DO THIS
Without the pictures, print the lines running from the beginning of the material to the line containing "import seaborn as sns", both ends included.

SOURCE EXCERPT
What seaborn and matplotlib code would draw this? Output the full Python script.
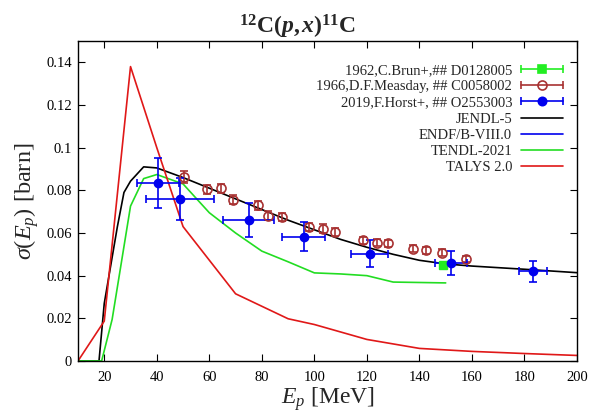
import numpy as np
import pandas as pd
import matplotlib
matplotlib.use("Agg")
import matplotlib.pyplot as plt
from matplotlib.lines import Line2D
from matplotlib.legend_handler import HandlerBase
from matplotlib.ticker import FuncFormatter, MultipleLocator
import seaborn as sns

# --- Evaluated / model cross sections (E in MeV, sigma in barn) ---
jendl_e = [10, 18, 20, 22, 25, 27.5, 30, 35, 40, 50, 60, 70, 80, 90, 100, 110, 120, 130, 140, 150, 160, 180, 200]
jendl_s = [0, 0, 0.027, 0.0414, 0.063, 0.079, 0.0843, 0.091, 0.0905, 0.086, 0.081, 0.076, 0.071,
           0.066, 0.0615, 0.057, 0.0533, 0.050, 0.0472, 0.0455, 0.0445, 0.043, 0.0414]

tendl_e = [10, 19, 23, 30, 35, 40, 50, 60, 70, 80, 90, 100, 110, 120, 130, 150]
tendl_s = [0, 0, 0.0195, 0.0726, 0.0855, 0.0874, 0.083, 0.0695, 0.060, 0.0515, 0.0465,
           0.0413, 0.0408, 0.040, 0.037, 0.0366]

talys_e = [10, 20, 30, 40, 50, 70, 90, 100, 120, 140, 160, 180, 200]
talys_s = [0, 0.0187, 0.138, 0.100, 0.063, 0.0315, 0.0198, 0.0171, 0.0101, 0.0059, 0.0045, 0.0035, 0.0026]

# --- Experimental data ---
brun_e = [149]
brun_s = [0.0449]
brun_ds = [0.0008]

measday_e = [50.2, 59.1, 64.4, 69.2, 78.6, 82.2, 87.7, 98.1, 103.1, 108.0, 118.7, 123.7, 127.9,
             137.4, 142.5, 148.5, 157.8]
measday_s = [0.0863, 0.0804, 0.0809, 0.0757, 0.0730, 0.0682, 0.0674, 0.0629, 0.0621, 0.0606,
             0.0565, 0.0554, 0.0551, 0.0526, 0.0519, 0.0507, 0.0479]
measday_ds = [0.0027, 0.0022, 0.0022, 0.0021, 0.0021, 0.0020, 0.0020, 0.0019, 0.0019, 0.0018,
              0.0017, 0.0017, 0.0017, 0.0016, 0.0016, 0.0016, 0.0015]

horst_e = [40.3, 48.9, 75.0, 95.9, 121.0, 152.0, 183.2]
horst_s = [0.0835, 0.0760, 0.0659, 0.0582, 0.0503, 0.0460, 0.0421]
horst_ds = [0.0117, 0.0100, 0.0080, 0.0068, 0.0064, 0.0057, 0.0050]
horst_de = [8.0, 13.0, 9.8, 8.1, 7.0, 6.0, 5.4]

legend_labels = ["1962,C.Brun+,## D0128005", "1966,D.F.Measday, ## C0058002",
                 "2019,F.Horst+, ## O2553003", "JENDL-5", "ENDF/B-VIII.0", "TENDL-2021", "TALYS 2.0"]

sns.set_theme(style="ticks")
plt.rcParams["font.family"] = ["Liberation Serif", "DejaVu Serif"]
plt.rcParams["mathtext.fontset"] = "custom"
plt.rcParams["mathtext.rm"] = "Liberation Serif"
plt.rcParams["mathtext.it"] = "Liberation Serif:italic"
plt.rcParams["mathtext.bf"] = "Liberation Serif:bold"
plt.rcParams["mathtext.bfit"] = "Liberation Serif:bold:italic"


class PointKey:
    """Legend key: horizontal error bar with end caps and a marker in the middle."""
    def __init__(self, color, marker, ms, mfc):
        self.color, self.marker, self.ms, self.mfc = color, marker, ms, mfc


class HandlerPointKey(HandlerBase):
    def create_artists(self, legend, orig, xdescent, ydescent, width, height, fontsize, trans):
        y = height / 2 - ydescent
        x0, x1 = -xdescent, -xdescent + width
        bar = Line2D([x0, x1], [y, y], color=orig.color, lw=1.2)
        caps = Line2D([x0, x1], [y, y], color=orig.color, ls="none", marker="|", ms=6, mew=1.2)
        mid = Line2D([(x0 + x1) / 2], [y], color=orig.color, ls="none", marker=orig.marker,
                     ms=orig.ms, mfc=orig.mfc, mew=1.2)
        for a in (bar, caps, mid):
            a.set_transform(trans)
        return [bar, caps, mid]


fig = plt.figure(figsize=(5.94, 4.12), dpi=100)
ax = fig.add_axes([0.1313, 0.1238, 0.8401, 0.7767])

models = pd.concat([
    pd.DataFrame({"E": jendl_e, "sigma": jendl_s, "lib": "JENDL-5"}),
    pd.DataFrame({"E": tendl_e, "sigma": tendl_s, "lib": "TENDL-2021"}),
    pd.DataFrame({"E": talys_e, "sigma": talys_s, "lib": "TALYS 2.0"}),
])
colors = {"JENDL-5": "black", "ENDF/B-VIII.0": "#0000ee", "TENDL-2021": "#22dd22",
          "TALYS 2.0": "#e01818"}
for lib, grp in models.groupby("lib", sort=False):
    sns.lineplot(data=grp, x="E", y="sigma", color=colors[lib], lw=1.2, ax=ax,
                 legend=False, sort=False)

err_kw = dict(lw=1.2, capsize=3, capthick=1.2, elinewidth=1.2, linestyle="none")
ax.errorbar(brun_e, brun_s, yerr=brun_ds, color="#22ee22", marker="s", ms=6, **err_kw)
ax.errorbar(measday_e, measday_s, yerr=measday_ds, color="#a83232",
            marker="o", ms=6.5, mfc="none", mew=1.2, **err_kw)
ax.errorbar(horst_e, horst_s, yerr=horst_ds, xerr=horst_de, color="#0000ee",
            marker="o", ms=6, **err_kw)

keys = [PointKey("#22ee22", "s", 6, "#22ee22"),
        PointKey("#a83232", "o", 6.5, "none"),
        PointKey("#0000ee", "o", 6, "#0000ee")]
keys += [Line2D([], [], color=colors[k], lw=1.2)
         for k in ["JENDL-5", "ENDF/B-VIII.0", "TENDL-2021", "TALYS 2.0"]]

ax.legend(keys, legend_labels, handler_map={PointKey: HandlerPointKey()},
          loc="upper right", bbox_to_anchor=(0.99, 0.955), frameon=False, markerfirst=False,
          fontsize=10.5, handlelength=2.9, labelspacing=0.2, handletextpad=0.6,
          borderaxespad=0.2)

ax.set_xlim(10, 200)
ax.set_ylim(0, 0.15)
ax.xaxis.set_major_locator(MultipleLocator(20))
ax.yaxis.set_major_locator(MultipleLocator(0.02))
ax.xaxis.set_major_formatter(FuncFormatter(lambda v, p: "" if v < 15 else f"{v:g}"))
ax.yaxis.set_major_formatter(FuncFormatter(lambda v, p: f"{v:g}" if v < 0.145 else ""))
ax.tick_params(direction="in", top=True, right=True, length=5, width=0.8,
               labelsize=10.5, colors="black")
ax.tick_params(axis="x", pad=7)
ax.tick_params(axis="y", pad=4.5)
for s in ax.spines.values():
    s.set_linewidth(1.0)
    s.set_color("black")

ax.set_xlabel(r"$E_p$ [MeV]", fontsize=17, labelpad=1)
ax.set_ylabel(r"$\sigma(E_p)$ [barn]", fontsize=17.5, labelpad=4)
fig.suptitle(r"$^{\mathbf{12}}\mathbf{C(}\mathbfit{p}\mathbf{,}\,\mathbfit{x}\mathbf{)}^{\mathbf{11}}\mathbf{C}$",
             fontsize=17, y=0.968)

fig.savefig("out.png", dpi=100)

FINISHED ANSWER
What seaborn and matplotlib code would draw this? Output the full Python script.
import numpy as np
import pandas as pd
import matplotlib
matplotlib.use("Agg")
import matplotlib.pyplot as plt
from matplotlib.lines import Line2D
from matplotlib.legend_handler import HandlerBase
from matplotlib.ticker import FuncFormatter, MultipleLocator
import seaborn as sns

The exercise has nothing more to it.